Directions for this task: Only the lines from the start of the data through the line containing "18.4, 20.2, 22.0];" should be written out, exactly as they are, with both ends included and the pictures left out.

━━━━━━━━━━

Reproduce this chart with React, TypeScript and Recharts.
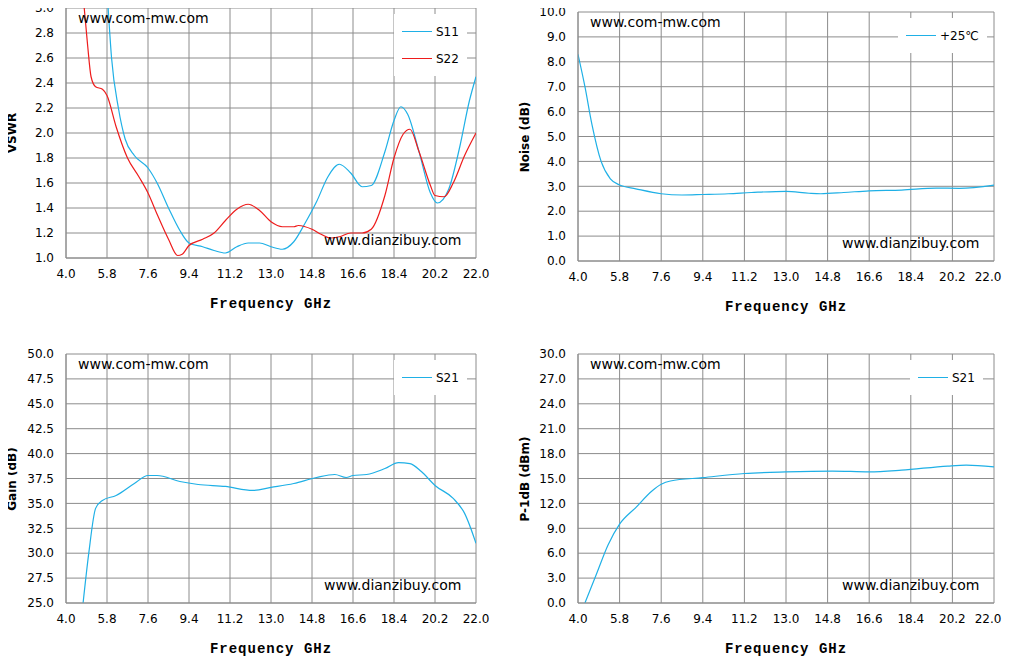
import { CartesianGrid, Line, LineChart, XAxis, YAxis } from "recharts";

const freqTicks = [4.0, 5.8, 7.6, 9.4, 11.2, 13.0, 14.8, 16.6, 18.4, 20.2, 22.0];

const s11Vswr = [
  [5.85, 3.0], [6.0, 2.6], [6.3, 2.2], [6.6, 1.95], [7.0, 1.82], [7.6, 1.72], [8.0, 1.6],
  [8.5, 1.4], [9.0, 1.22], [9.4, 1.12], [10.0, 1.09], [10.5, 1.06], [11.0, 1.04], [11.5, 1.09],
  [12.0, 1.12], [12.5, 1.12], [13.0, 1.09], [13.5, 1.07], [14.0, 1.13], [14.5, 1.28], [15.0, 1.45],
  [15.5, 1.65], [16.0, 1.75], [16.5, 1.68], [17.0, 1.57], [17.4, 1.58], [18.0, 1.85], [18.4, 2.1],
  [18.7, 2.21], [19.0, 2.15], [19.5, 1.85], [20.0, 1.52], [20.3, 1.44], [20.8, 1.55], [21.3, 1.9],
  [21.7, 2.25], [22.0, 2.45],
];
const s22Vswr = [
  [4.8, 3.0], [4.95, 2.7], [5.1, 2.45], [5.3, 2.37], [5.6, 2.35], [5.8, 2.3], [6.2, 2.05],
  [6.7, 1.8], [7.2, 1.65], [7.6, 1.52], [8.0, 1.35], [8.5, 1.15], [8.9, 1.02], [9.1, 1.03],
  [9.4, 1.1], [10.0, 1.15], [10.5, 1.2], [11.0, 1.3], [11.5, 1.39], [12.0, 1.43], [12.5, 1.38],
  [13.0, 1.29], [13.5, 1.25], [14.0, 1.25], [14.2, 1.26], [14.8, 1.23], [15.2, 1.19], [15.6, 1.16],
  [16.0, 1.17], [16.5, 1.2], [17.0, 1.2], [17.4, 1.23], [18.0, 1.5], [18.4, 1.8], [18.8, 1.99],
  [19.1, 2.03], [19.5, 1.85], [20.0, 1.58], [20.2, 1.5], [20.6, 1.49], [21.0, 1.6], [21.5, 1.82],
  [22.0, 2.0],
];
const noise25 = [
  [4.0, 8.3], [4.3, 7.0], [4.6, 5.5], [5.0, 4.0], [5.4, 3.3], [5.8, 3.05], [6.5, 2.9], [7.6, 2.7],
  [8.5, 2.65], [9.4, 2.67], [10.5, 2.7], [11.5, 2.75], [13.0, 2.8], [14.0, 2.72], [14.5, 2.7],
  [15.5, 2.75], [16.6, 2.82], [18.0, 2.85], [19.5, 2.93], [20.5, 2.92], [22.0, 3.05],
];
const gainS21 = [
  [4.75, 25], [5.0, 30], [5.3, 34.5], [5.6, 35.3], [6.2, 35.8], [7.0, 37.0], [7.6, 37.8], [8.0, 37.8],
  [9.0, 37.2], [9.8, 36.9], [11.0, 36.7], [12.2, 36.3], [13.0, 36.6], [14.0, 37.0], [15.0, 37.6],
  [15.8, 37.9], [16.3, 37.6], [16.6, 37.8], [17.2, 37.9], [18.0, 38.5], [18.6, 39.1], [19.1, 39.0],
  [19.6, 38.2], [20.2, 36.8], [21.0, 35.5], [21.5, 34.0], [22.0, 31.0],
];
const p1dbS21 = [
  [4.3, 0], [4.8, 3.5], [5.3, 7], [5.8, 9.5], [6.5, 11.5], [7.2, 13.5], [7.6, 14.3], [8.0, 14.7],
  [9.4, 15.1], [11.2, 15.6], [13.0, 15.8], [15.0, 15.9], [16.6, 15.8], [18.0, 16.0], [20.0, 16.5],
  [20.8, 16.6], [22.0, 16.4],
];

const vswrTicks = [1.0, 1.2, 1.4, 1.6, 1.8, 2.0, 2.2, 2.4, 2.6, 2.8, 3.0];
const noiseTicks = [0, 1, 2, 3, 4, 5, 6, 7, 8, 9, 10];
const gainTicks = [25, 27.5, 30, 32.5, 35, 37.5, 40, 42.5, 45, 47.5, 50];
const p1dbTicks = [0, 3, 6, 9, 12, 15, 18, 21, 24, 27, 30];

const BLUE = "#1fb0e6";
const RED = "#ee1c1c";
const tickStyle = { fontSize: 12, fill: "#000", fontFamily: "DejaVu Sans" };

type Series = { name: string; color: string; pts: number[][] };

function FreqTick(props: any) {
  const { x, y, payload, shiftLast } = props;
  const last = payload.value === 22;
  return (
    <text x={x} y={y + 12} dx={last && shiftLast ? -6 : 0} textAnchor="middle" {...tickStyle}>
      {payload.value.toFixed(1)}
    </text>
  );
}

function Panel(props: {
  plotLeft: number; plotTop: number; plotRight: number; plotBottom: number;
  yTicks: number[]; yLabel: string; labelX: number; series: Series[]; legendTop: number; legendLeft: number;
}) {
  const { plotLeft, plotTop, plotRight, plotBottom, yTicks, yLabel, series } = props;
  const width = plotRight + 17;
  const height = plotBottom + 70;
  const shiftLast = plotRight > 900;
  const data = series.map((s) => s.pts.map(([f, v]) => ({ f, v })));
  return (
    <div style={{ position: "absolute", left: 0, top: 0, width, height }}>
      <LineChart width={width} height={height} margin={{ top: plotTop, right: width - plotRight, bottom: 0, left: 0 }}>
        <CartesianGrid stroke="#8c8c8c" />
        <XAxis
          type="number" dataKey="f" domain={[4, 22]} ticks={freqTicks} allowDataOverflow interval={0}
          tick={<FreqTick shiftLast={shiftLast} />} tickLine={false}
          stroke="#8c8c8c" height={height - plotBottom}
          label={{ value: "Frequency GHz", position: "insideTop", offset: 40, style: { fontFamily: "Liberation Mono", fontWeight: "bold", fontSize: 14, fill: "#000", letterSpacing: 1 } }}
        />
        <YAxis
          type="number" domain={[yTicks[0], yTicks[yTicks.length - 1]]} ticks={yTicks} allowDataOverflow interval={0}
          tickFormatter={(v: number) => v.toFixed(1)} tick={tickStyle} tickLine={false}
          stroke="#8c8c8c" width={plotLeft} tickMargin={6}
        />
        {series.map((s, i) => (
          <Line key={s.name} data={data[i]} dataKey="v" type="monotone" stroke={s.color} strokeWidth={1.2} dot={false} isAnimationActive={false} />
        ))}
      </LineChart>
      <div style={{
        position: "absolute", left: props.labelX - 60, top: (plotTop + plotBottom) / 2 - 8, width: 120, height: 16, textAlign: "center",
        transform: "rotate(-90deg)", fontFamily: "DejaVu Sans", fontWeight: "bold", fontSize: 12, lineHeight: "16px", zIndex: 10,
      }}>{yLabel}</div>
      <div style={{ position: "absolute", left: plotLeft + 12, top: plotTop + 2, fontFamily: "DejaVu Sans", fontSize: 14 }}>www.com-mw.com</div>
      <div style={{ position: "absolute", left: plotRight - 152, top: plotBottom - 26, fontFamily: "DejaVu Sans", fontSize: 14 }}>www.dianzibuy.com</div>
      <div style={{ position: "absolute", left: props.legendLeft, top: props.legendTop, background: "#fff", padding: "4px 8px", fontFamily: "DejaVu Sans", fontSize: 12 }}>
        {series.map((s) => (
          <div key={s.name} style={{ display: "flex", alignItems: "center", height: 27 }}>
            <span style={{ display: "inline-block", width: 30, height: 0, borderTop: `1.5px solid ${s.color}`, marginRight: 4 }} />
            {s.name}
          </div>
        ))}
      </div>
    </div>
  );
}

export default function App() {
  return (
    <div style={{ position: "relative", width: 1011, height: 665, background: "#fff", margin: -8, overflow: "hidden" }}>
      <Panel plotLeft={66} plotTop={8} plotRight={476} plotBottom={258} yTicks={vswrTicks} yLabel="VSWR" labelX={12}
        series={[{ name: "S11", color: BLUE, pts: s11Vswr }, { name: "S22", color: RED, pts: s22Vswr }]} legendLeft={394} legendTop={14} />
      <Panel plotLeft={578} plotTop={12} plotRight={994} plotBottom={261} yTicks={noiseTicks} yLabel="Noise (dB)" labelX={525}
        series={[{ name: "+25℃", color: BLUE, pts: noise25 }]} legendLeft={898} legendTop={18} />
      <Panel plotLeft={66} plotTop={354} plotRight={476} plotBottom={603} yTicks={gainTicks} yLabel="Gain (dB)" labelX={12}
        series={[{ name: "S21", color: BLUE, pts: gainS21 }]} legendLeft={394} legendTop={360} />
      <Panel plotLeft={578} plotTop={354} plotRight={994} plotBottom={603} yTicks={p1dbTicks} yLabel="P-1dB (dBm)" labelX={525}
        series={[{ name: "S21", color: BLUE, pts: p1dbS21 }]} legendLeft={910} legendTop={360} />
    </div>
  );
}
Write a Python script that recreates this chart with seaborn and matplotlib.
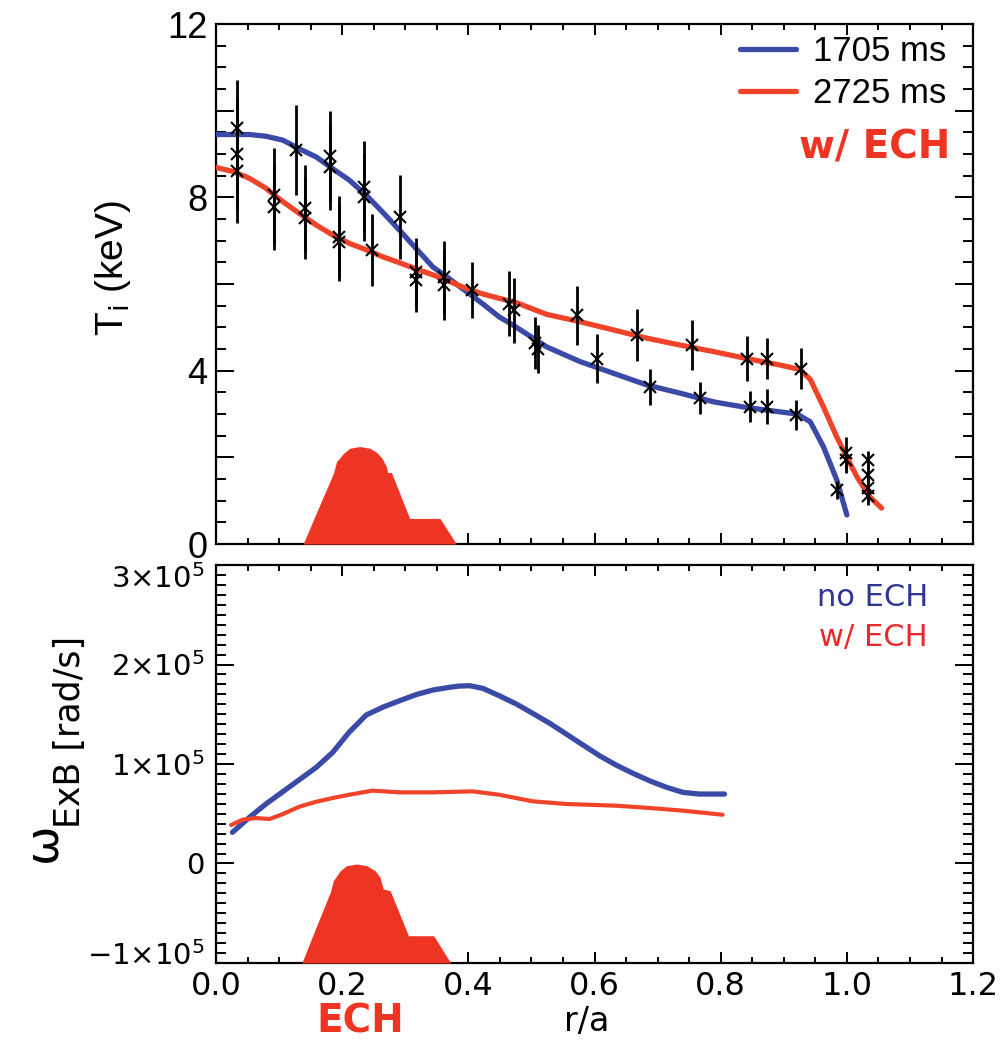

━━━━━━━━━━

Correct response:
Reproduce this chart with React, TypeScript and Recharts.
import { CartesianGrid, Line, LineChart, XAxis, YAxis } from "recharts";

const freqTicks = [4.0, 5.8, 7.6, 9.4, 11.2, 13.0, 14.8, 16.6, 18.4, 20.2, 22.0];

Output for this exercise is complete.